## INSTRUCTION
All entries below need to be written out exactly, but without their pictures.

## GIVEN ENTRIES
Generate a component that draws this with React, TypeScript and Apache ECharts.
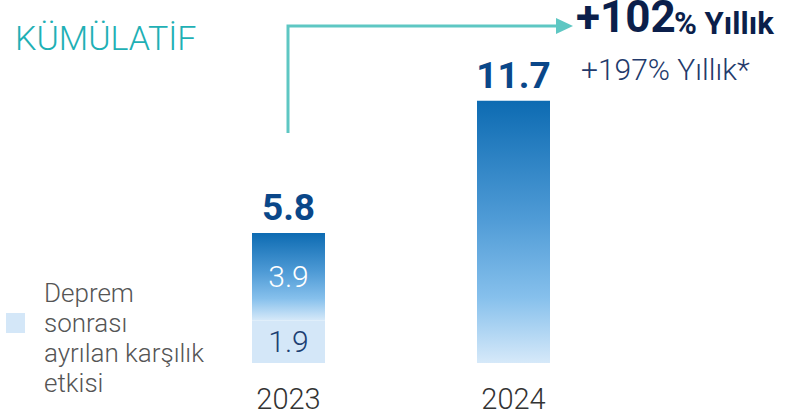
import React, { useEffect, useRef } from "react";
import * as echarts from "echarts";

const categories = ["2023", "2024"];
const provisionValues: (number | null)[] = [1.9, null];
const mainValues = [3.9, 11.7];
const totals = [5.8, 11.7];
const legendName = "Deprem sonrası ayrılan karşılık etkisi";
const legendLines = ["", "Deprem", "sonrası", "ayrılan karşılık", "etkisi"];
const titleText = "KÜMÜLATİF";
const growthMain = "+102";
const growthSuffix = "% Yıllık";
const growthSub = "+197% Yıllık*";

const FONT = "Roboto, 'Noto Sans', sans-serif";

export default function App() {
  const ref = useRef<HTMLDivElement>(null);
  useEffect(() => {
    document.body.style.margin = "0";
    if (!ref.current) return;
    const chart = echarts.init(ref.current, null, { renderer: "svg" });
    const gradient = new echarts.graphic.LinearGradient(0, 0, 0, 1, [
      { offset: 0, color: "#0d6bb2" },
      { offset: 0.45, color: "#4f9bd6" },
      { offset: 0.75, color: "#86c0ec" },
      { offset: 1, color: "#d6e9f9" },
    ]);
    chart.setOption({
      animation: false,
      textStyle: { fontFamily: FONT },
      grid: { left: 176, right: 161, top: 94, bottom: 55 },
      legend: {
        data: [legendName],
        left: 6,
        top: 248,
        orient: "vertical",
        padding: 0,
        icon: "rect",
        itemWidth: 19,
        itemHeight: 20,
        itemGap: 0,
        selectedMode: false,
        formatter: () => legendLines.join("\n"),
        textStyle: {
          fontFamily: FONT,
          fontSize: 26,
          fontWeight: 300,
          lineHeight: 30,
          color: "#555555",
          padding: [0, 0, 0, 14],
        },
      },
      xAxis: {
        type: "category",
        data: categories,
        axisLine: { show: false },
        axisTick: { show: false },
        axisLabel: {
          margin: 21,
          fontSize: 29,
          fontWeight: 300,
          color: "#333333",
          fontFamily: FONT,
        },
      },
      yAxis: { type: "value", min: 0, max: 12, show: false, splitLine: { show: false } },
      series: [
        {
          name: legendName,
          type: "bar",
          stack: "total",
          barWidth: 73,
          data: provisionValues,
          itemStyle: { color: "#d4e7f8" },
          label: {
            show: true,
            position: "inside",
            fontSize: 30,
            fontWeight: 300,
            color: "#1c3f73",
            fontFamily: FONT,
          },
        },
        {
          name: "Toplam",
          type: "bar",
          stack: "total",
          barWidth: 73,
          data: mainValues.map((v, i) => ({
            value: v,
            label: { show: i === 0 },
          })),
          itemStyle: { color: gradient },
          label: {
            show: true,
            position: "inside",
            fontSize: 30,
            fontWeight: 300,
            color: "#ffffff",
            fontFamily: FONT,
          },
        },
        {
          name: "Etiket",
          type: "bar",
          stack: "total",
          barWidth: 73,
          data: totals.map(() => 0),
          itemStyle: { color: "transparent" },
          label: {
            show: true,
            position: "top",
            distance: 7,
            formatter: (p: any) => String(totals[p.dataIndex]),
            fontSize: 37,
            fontWeight: "bold",
            color: "#0a4789",
            fontFamily: FONT,
          },
        },
      ],
      graphic: [
        {
          type: "text",
          x: 15,
          y: 21,
          style: {
            text: titleText,
            fontSize: 34,
            fontWeight: 300,
            fill: "#1fb0b5",
            fontFamily: FONT,
          },
        },
        {
          type: "polyline",
          shape: { points: [[288, 133], [288, 26], [558, 26]] },
          style: { stroke: "#5ec7c3", lineWidth: 3, fill: null },
        },
        {
          type: "polygon",
          shape: { points: [[556, 18], [573, 26], [556, 34]] },
          style: { fill: "#5ec7c3" },
        },
        {
          type: "text",
          x: 576,
          y: 2,
          style: {
            text: growthMain,
            fontSize: 44,
            lineHeight: 30,
            fontWeight: "bold",
            fill: "#0b1f4b",
            fontFamily: FONT,
          },
        },
        {
          type: "text",
          x: 674,
          y: 8,
          style: {
            text: growthSuffix,
            fontSize: 31,
            fontWeight: "bold",
            fill: "#0b1f4b",
            fontFamily: FONT,
          },
        },
        {
          type: "text",
          x: 581,
          y: 54,
          style: {
            text: growthSub,
            fontSize: 30,
            fontWeight: 300,
            fill: "#233a6b",
            fontFamily: FONT,
          },
        },
      ],
    });
    return () => chart.dispose();
  }, []);
  return <div ref={ref} style={{ width: 787, height: 418 }} />;
}
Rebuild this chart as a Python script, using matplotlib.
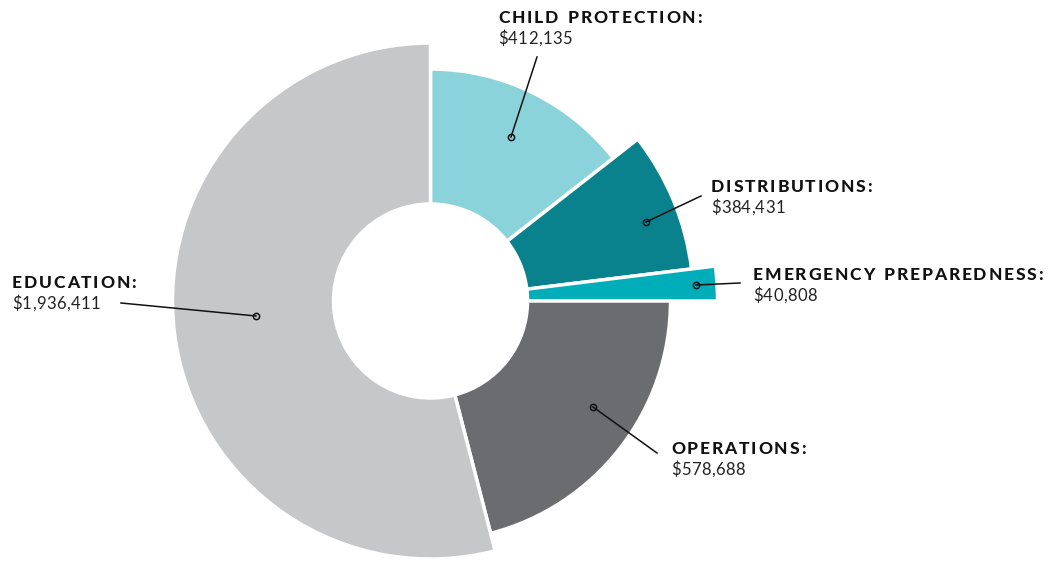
import matplotlib
matplotlib.use("Agg")
import matplotlib.pyplot as plt
from matplotlib.patches import Wedge

# data, in drawing order (clockwise from 12 o'clock)
categories = ["CHILD PROTECTION:", "DISTRIBUTIONS:", "EMERGENCY PREPAREDNESS:",
              "OPERATIONS:", "EDUCATION:"]
amounts = [412135, 384431, 40808, 578688, 1936411]
# angular share of each slice (degrees) and its outer radius
angle_deg = [52, 31, 7, 75.5, 194.5]
outer_radius = [232, 263, 287, 240, 258]
colors = ["#8bd3db", "#0a828d", "#00adb9", "#6b6c70", "#c6c7c9"]

W, H = 1053, 561
CENTER = (430.5, 301)
INNER = 97

# label layout (pixel coords): heading x, heading baseline, dot, line end
label_xy = [(498, 23), (711, 192), (753, 280), (671, 454), (12, 288)]
dot_xy = [(511, 137), (646, 222), (696, 285), (593, 407), (256, 316)]
line_end = [(537, 57), (701, 196), (740, 283), (657, 453), (121, 303)]


def spaced_text(ax, x, y, s, spacing, **kw):
    # matplotlib has no letter-spacing, so lay the text out char by char
    renderer = ax.figure.canvas.get_renderer()
    for ch in s:
        if ch == " ":
            x += 6 + spacing
            continue
        t = ax.text(x, y, ch, **kw)
        x += t.get_window_extent(renderer).width + spacing


fig = plt.figure(figsize=(W / 100, H / 100), dpi=100)
ax = fig.add_axes([0, 0, 1, 1])
ax.set_xlim(0, W)
ax.set_ylim(H, 0)
ax.axis("off")

start = 90
for share, r, c in zip(angle_deg, outer_radius, colors):
    a1, a2 = start - share, start
    # y axis is inverted, so screen angles flip sign
    ax.add_patch(Wedge(CENTER, r, -a2, -a1, width=r - INNER,
                       facecolor=c, edgecolor="white", linewidth=2.5))
    start -= share

for name, amt, (lx, ly), (dx, dy), (ex, ey) in zip(categories, amounts, label_xy,
                                                  dot_xy, line_end):
    ax.plot([dx, ex], [dy, ey], color="#111111", linewidth=1.1, zorder=3)
    ax.plot(dx, dy, "o", markersize=4.5, markerfacecolor="none",
            markeredgecolor="#111111", markeredgewidth=1.1, zorder=4)
    spaced_text(ax, lx, ly, name, 1.8, family="Lato", fontweight="black",
                fontsize=12.5, color="#111111", va="baseline")
    spaced_text(ax, lx, ly + 21, f"${amt:,}", 0.4, family="Lato", fontsize=12,
                color="#222222", va="baseline")

fig.savefig("out.png", dpi=100)
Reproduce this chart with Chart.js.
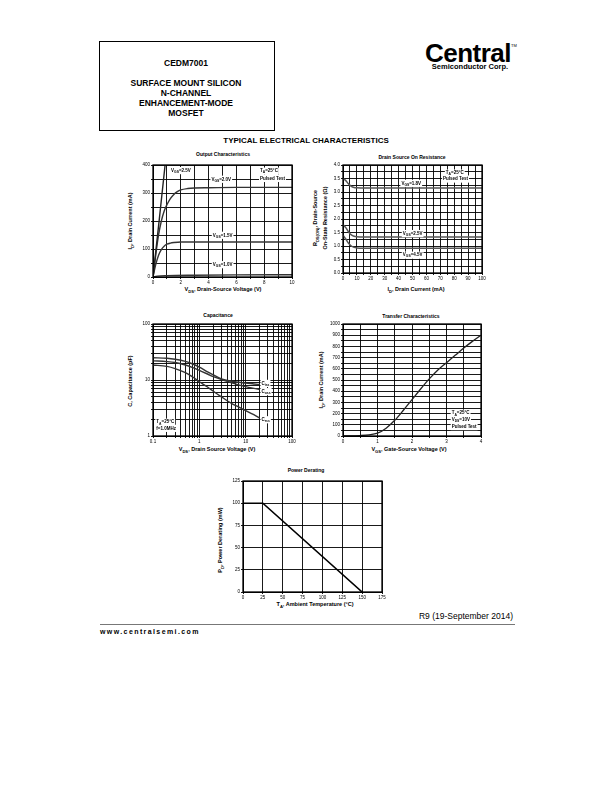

## REPLY TO THE TASK
Generate a component that draws this with React, TypeScript and Apache ECharts.
import React, { useEffect, useRef } from "react";
import * as echarts from "echarts";

const categories = ["2023", "2024"];
const provisionValues: (number | null)[] = [1.9, null];
const mainValues = [3.9, 11.7];
const totals = [5.8, 11.7];
const legendName = "Deprem sonrası ayrılan karşılık etkisi";
const legendLines = ["", "Deprem", "sonrası", "ayrılan karşılık", "etkisi"];
const titleText = "KÜMÜLATİF";
const growthMain = "+102";
const growthSuffix = "% Yıllık";
const growthSub = "+197% Yıllık*";

const FONT = "Roboto, 'Noto Sans', sans-serif";

export default function App() {
  const ref = useRef<HTMLDivElement>(null);
  useEffect(() => {
    document.body.style.margin = "0";
    if (!ref.current) return;
    const chart = echarts.init(ref.current, null, { renderer: "svg" });
    const gradient = new echarts.graphic.LinearGradient(0, 0, 0, 1, [
      { offset: 0, color: "#0d6bb2" },
      { offset: 0.45, color: "#4f9bd6" },
      { offset: 0.75, color: "#86c0ec" },
      { offset: 1, color: "#d6e9f9" },
    ]);
    chart.setOption({
      animation: false,
      textStyle: { fontFamily: FONT },
      grid: { left: 176, right: 161, top: 94, bottom: 55 },
      legend: {
        data: [legendName],
        left: 6,
        top: 248,
        orient: "vertical",
        padding: 0,
        icon: "rect",
        itemWidth: 19,
        itemHeight: 20,
        itemGap: 0,
        selectedMode: false,
        formatter: () => legendLines.join("\n"),
        textStyle: {
          fontFamily: FONT,
          fontSize: 26,
          fontWeight: 300,
          lineHeight: 30,
          color: "#555555",
          padding: [0, 0, 0, 14],
        },
      },
      xAxis: {
        type: "category",
        data: categories,
        axisLine: { show: false },
        axisTick: { show: false },
        axisLabel: {
          margin: 21,
          fontSize: 29,
          fontWeight: 300,
          color: "#333333",
          fontFamily: FONT,
        },
      },
      yAxis: { type: "value", min: 0, max: 12, show: false, splitLine: { show: false } },
      series: [
        {
          name: legendName,
          type: "bar",
          stack: "total",
          barWidth: 73,
          data: provisionValues,
          itemStyle: { color: "#d4e7f8" },
          label: {
            show: true,
            position: "inside",
            fontSize: 30,
            fontWeight: 300,
            color: "#1c3f73",
            fontFamily: FONT,
          },
        },
        {
          name: "Toplam",
          type: "bar",
          stack: "total",
          barWidth: 73,
          data: mainValues.map((v, i) => ({
            value: v,
            label: { show: i === 0 },
          })),
          itemStyle: { color: gradient },
          label: {
            show: true,
            position: "inside",
            fontSize: 30,
            fontWeight: 300,
            color: "#ffffff",
            fontFamily: FONT,
          },
        },
        {
          name: "Etiket",
          type: "bar",
          stack: "total",
          barWidth: 73,
          data: totals.map(() => 0),
          itemStyle: { color: "transparent" },
          label: {
            show: true,
            position: "top",
            distance: 7,
            formatter: (p: any) => String(totals[p.dataIndex]),
            fontSize: 37,
            fontWeight: "bold",
            color: "#0a4789",
            fontFamily: FONT,
          },
        },
      ],
      graphic: [
        {
          type: "text",
          x: 15,
          y: 21,
          style: {
            text: titleText,
            fontSize: 34,
            fontWeight: 300,
            fill: "#1fb0b5",
            fontFamily: FONT,
          },
        },
        {
          type: "polyline",
          shape: { points: [[288, 133], [288, 26], [558, 26]] },
          style: { stroke: "#5ec7c3", lineWidth: 3, fill: null },
        },
        {
          type: "polygon",
          shape: { points: [[556, 18], [573, 26], [556, 34]] },
          style: { fill: "#5ec7c3" },
        },
        {
          type: "text",
          x: 576,
          y: 2,
          style: {
            text: growthMain,
            fontSize: 44,
            lineHeight: 30,
            fontWeight: "bold",
            fill: "#0b1f4b",
            fontFamily: FONT,
          },
        },
        {
          type: "text",
          x: 674,
          y: 8,
          style: {
            text: growthSuffix,
            fontSize: 31,
            fontWeight: "bold",
            fill: "#0b1f4b",
            fontFamily: FONT,
          },
        },
        {
          type: "text",
          x: 581,
          y: 54,
          style: {
            text: growthSub,
            fontSize: 30,
            fontWeight: 300,
            fill: "#233a6b",
            fontFamily: FONT,
          },
        },
      ],
    });
    return () => chart.dispose();
  }, []);
  return <div ref={ref} style={{ width: 787, height: 418 }} />;
}
Rebuild this chart as a Python script, using matplotlib.
import matplotlib
matplotlib.use("Agg")
import matplotlib.pyplot as plt
from matplotlib.patches import Wedge

# data, in drawing order (clockwise from 12 o'clock)
categories = ["CHILD PROTECTION:", "DISTRIBUTIONS:", "EMERGENCY PREPAREDNESS:",
              "OPERATIONS:", "EDUCATION:"]
amounts = [412135, 384431, 40808, 578688, 1936411]
# angular share of each slice (degrees) and its outer radius
angle_deg = [52, 31, 7, 75.5, 194.5]
outer_radius = [232, 263, 287, 240, 258]
colors = ["#8bd3db", "#0a828d", "#00adb9", "#6b6c70", "#c6c7c9"]

W, H = 1053, 561
CENTER = (430.5, 301)
INNER = 97

# label layout (pixel coords): heading x, heading baseline, dot, line end
label_xy = [(498, 23), (711, 192), (753, 280), (671, 454), (12, 288)]
dot_xy = [(511, 137), (646, 222), (696, 285), (593, 407), (256, 316)]
line_end = [(537, 57), (701, 196), (740, 283), (657, 453), (121, 303)]


def spaced_text(ax, x, y, s, spacing, **kw):
    # matplotlib has no letter-spacing, so lay the text out char by char
    renderer = ax.figure.canvas.get_renderer()
    for ch in s:
        if ch == " ":
            x += 6 + spacing
            continue
        t = ax.text(x, y, ch, **kw)
        x += t.get_window_extent(renderer).width + spacing


fig = plt.figure(figsize=(W / 100, H / 100), dpi=100)
ax = fig.add_axes([0, 0, 1, 1])
ax.set_xlim(0, W)
ax.set_ylim(H, 0)
ax.axis("off")

start = 90
for share, r, c in zip(angle_deg, outer_radius, colors):
    a1, a2 = start - share, start
    # y axis is inverted, so screen angles flip sign
    ax.add_patch(Wedge(CENTER, r, -a2, -a1, width=r - INNER,
                       facecolor=c, edgecolor="white", linewidth=2.5))
    start -= share

for name, amt, (lx, ly), (dx, dy), (ex, ey) in zip(categories, amounts, label_xy,
                                                  dot_xy, line_end):
    ax.plot([dx, ex], [dy, ey], color="#111111", linewidth=1.1, zorder=3)
    ax.plot(dx, dy, "o", markersize=4.5, markerfacecolor="none",
            markeredgecolor="#111111", markeredgewidth=1.1, zorder=4)
    spaced_text(ax, lx, ly, name, 1.8, family="Lato", fontweight="black",
                fontsize=12.5, color="#111111", va="baseline")
    spaced_text(ax, lx, ly + 21, f"${amt:,}", 0.4, family="Lato", fontsize=12,
                color="#222222", va="baseline")

fig.savefig("out.png", dpi=100)
Reproduce this chart with Chart.js.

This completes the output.